If you were driving down our street yesterday. I am sure that you would have stopped to watch the show. Harrison, Sydney and I were attempting to decorate outside for Christmas.
The more we started working. The more I thought we must look like The Three Stooges to our neighbors. I just wanted to add a little life to the house outside. We began to add some garland on the porch.
Harrison was giving me updates on The Detroit Lions and I think that was causing my blood pressure to rise. Next, we decided to put out the reindeer. Well, Rudolph broke his neck according to Sydney. So his head is down. He is permanently eating grass. And the other reindeer was missing a leg.
Then we had to try to fix the leg. That was Sydney’s job and I couldn’t help but see Dr. Murphy from The Good Doctor. Her echolalia was in full swing. The leg is attached and fixed.
This is when I should be able to rent a step daddy. I am not saying women can’t decorate outside. I am saying. I do everything! And I really don’t want to be out here doing this.
So, the kids and I are standing on the sidewalk looking at our house. Two reindeer, and a red wagon on the porch was a nice touch. It was time to set up the star shower. I think we had more fun with it inside our house than having it outside.

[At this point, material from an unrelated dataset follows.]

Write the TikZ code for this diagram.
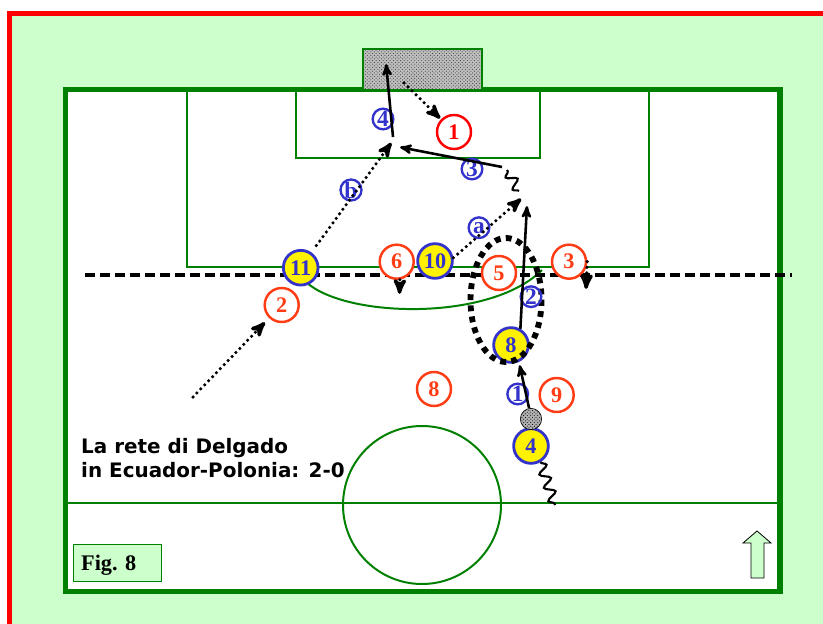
\documentclass[tikz,border=0pt]{standalone}
\usepackage{fontspec}
\setmainfont{Liberation Serif}
\newfontfamily\didafont{DejaVu Sans}
\usepackage{tikz}
\usetikzlibrary{arrows,positioning,patterns,decorations.pathmorphing}

\definecolor{prato}{HTML}{CCFFCC}
\definecolor{linea}{HTML}{008000}
\definecolor{arancio}{HTML}{FF3C14}
\definecolor{blu}{HTML}{3333CC}

\tikzset{
    %Define standard arrow tip
    >=stealth',
    %Define style for field lines
    campo/.style={
           draw=linea,
           line width=1.7pt},
    %Define style for defenders
    difesa/.style={
           circle,
           draw=arancio, line width=2.1pt,
           fill=white,
           text=arancio,
           minimum size=1.02cm,
           inner sep=0pt,
           font=\fontsize{19}{19}\selectfont\bfseries},
    %Define style for attackers
    attacco/.style={
           circle,
           draw=blu, line width=2.4pt,
           fill=yellow,
           text=blu,
           minimum size=1.04cm,
           inner sep=0pt,
           font=\fontsize{19}{19}\selectfont\bfseries},
    %Define style for the numbered moves
    mossa/.style={
           circle,
           draw=blu, line width=2pt,
           text=blu,
           minimum size=0.62cm,
           inner sep=0pt,
           font=\fontsize{20}{20}\selectfont\bfseries},
    pallone/.style={
           circle,
           draw=black, line width=0.5pt,
           preaction={fill=gray!60},
           pattern=crosshatch dots,
           pattern color=black,
           minimum size=0.64cm,
           inner sep=0pt},
    % Define arrow styles
    palla/.style={
           ->,
           line width=2.2pt,
           shorten >=1pt},
    corsa/.style={
           ->,
           line width=3pt,
           dash pattern=on 0pt off 4.8pt,
           line cap=round,
           shorten >=1pt},
    dribbling/.style={
           decorate,
           decoration={snake, segment length=0.42cm, amplitude=0.15cm},
           line width=1.8pt},
    didascalia/.style={
           inner sep=0pt,
           font=\didafont\bfseries\fontsize{17}{20}\selectfont},
    figura/.style={
           rectangle,
           draw=linea, line width=1.2pt,
           fill=prato,
           text width=2.16cm,
           inner xsep=0.24cm,
           minimum height=1.11cm,
           align=left,
           text depth=0pt,
           font=\fontsize{19}{19}\selectfont\bfseries}
}

\begin{document}
\begin{tikzpicture}[x=0.03cm, y=-0.03cm]
\useasboundingbox (0,0) rectangle (823,623);
\clip (0,0) rectangle (823,623);
\fill[white] (0,0) rectangle (823,623);

 %frame and field
\draw[draw=red, fill=prato, line width=4.3pt] (9.5,13.5) rectangle (850,650);
\draw[campo, fill=white, line width=4.3pt] (65.5,89.5) rectangle (780,591.5);
\fill[gray!50] (363,49) rectangle (482,90);
\fill[pattern=crosshatch dots, pattern color=gray!50!black] (363,49) rectangle (482,90);
\draw[campo] (363,90) -- (363,49) -- (482,49) -- (482,90);
\draw[campo] (187,90) rectangle (649,267);
\draw[campo] (296,90) rectangle (540,158);
\draw[campo] (67,503) -- (778,503);
\draw[campo] (422,505) circle [radius=79];
\draw[campo] (306,282) .. controls (345,318) and (490,322) .. (542,270);
\draw[line width=2.6pt, dash pattern=on 8.5pt off 4.3pt] (85,275) -- (792,275);

 %players
\node[difesa, draw=red, text=red] (r1) at (454,132) {1};
\node[difesa] (r2) at (281.7,305) {2};
\node[difesa] (r3) at (569,261.7) {3};
\node[difesa] (r5) at (499,273) {5};
\node[difesa] (r6) at (396.7,261.7) {6};
\node[difesa] (r8) at (434,389) {8};
\node[difesa] (r9) at (556.7,395) {9};
\node[attacco] (g4) at (531,446) {4};
\node[attacco] (g8) at (511,345) {8};
\node[attacco] (g10) at (435,261) {10};
\node[attacco] (g11) at (300.7,267.7) {11};
\node[pallone] (ball) at (531,419) {};

\draw[line width=5pt, dash pattern=on 5pt off 4.5pt] (506,300) ellipse [x radius=35.5, y radius=62];

 %moves
\node[mossa] (m1) at (517.7,394) {1};
\node[mossa] (m2) at (531,296.7) {2};
\node[mossa] (m3) at (472,169) {3};
\node[mossa] (m4) at (383,119) {4};
\node[mossa] (ma) at (479,227.7) {a};
\node[mossa] (mb) at (351,190) {b};

\coordinate (inizio2) at (193,397);
\coordinate (rimbalzo) at (404,83);
\coordinate (arrivob) at (392,142);
\coordinate (tiro) at (393,137);
\coordinate (porta) at (386,63);
\coordinate (fine3) at (399,147);
\coordinate (passo3) at (502,167);
\coordinate (drib1) at (507,170);
\coordinate (drib2) at (519,191);
\coordinate (finea) at (522,198);
\coordinate (fine2) at (527,205);
\coordinate (giu6) at (399.5,295);
\coordinate (giu3) at (586,290);
\coordinate (drib4) at (555,505);

\draw[corsa, shorten >=0.18cm] (inizio2) -- (r2);
\draw[corsa, shorten <=0.25cm] (g11.55) -- (arrivob);
\draw[corsa] (g10.10) -- (finea);
\draw[corsa] (rimbalzo) -- (r1);
\draw[corsa] (r6.-80) -- (giu6);
\draw[corsa] (r3.east) -- (giu3);
\draw[palla, shorten >=0.1cm] (ball.100) -- (g8.-65);
\draw[palla] (g8.60) -- (fine2);
\draw[palla] (passo3) -- (fine3);
\draw[palla] (tiro) -- (porta);
\draw[dribbling] (drib2) -- (drib1);
\draw[dribbling] (g4.-60) -- (drib4);

 %captions
\node[didascalia, anchor=base west] (riga1) at (81,453) {La rete di Delgado};
\node[didascalia, anchor=base west] (riga2) at (81,477) {in Ecuador-Polonia: 2-0};
\node[figura, anchor=north west] (fig) at (72.5,544) {Fig.\ 8};
\draw[fill=prato, line width=0.7pt] (743,543) -- (757,531) -- (771,543) -- (764,543)
   -- (764,578) -- (751,578) -- (751,543) -- cycle;

\end{tikzpicture}
\end{document}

I look up and Sydney is walking down the street yelling. “I’m going to get a snowman.” Jesus, Syd is going to get arrested for stealing a snowman. Now, I know my neighbors are watching us and laughing.
We were a thirty minute episode of The Three Stooges. Laughing, crying, getting twisted in the extension cords, and banging the stakes in the grass was a sight to see.
But we did it as a family. That is all that matters. The star shower never came on at night. We probably broke it. Next year I am hiring a step daddy.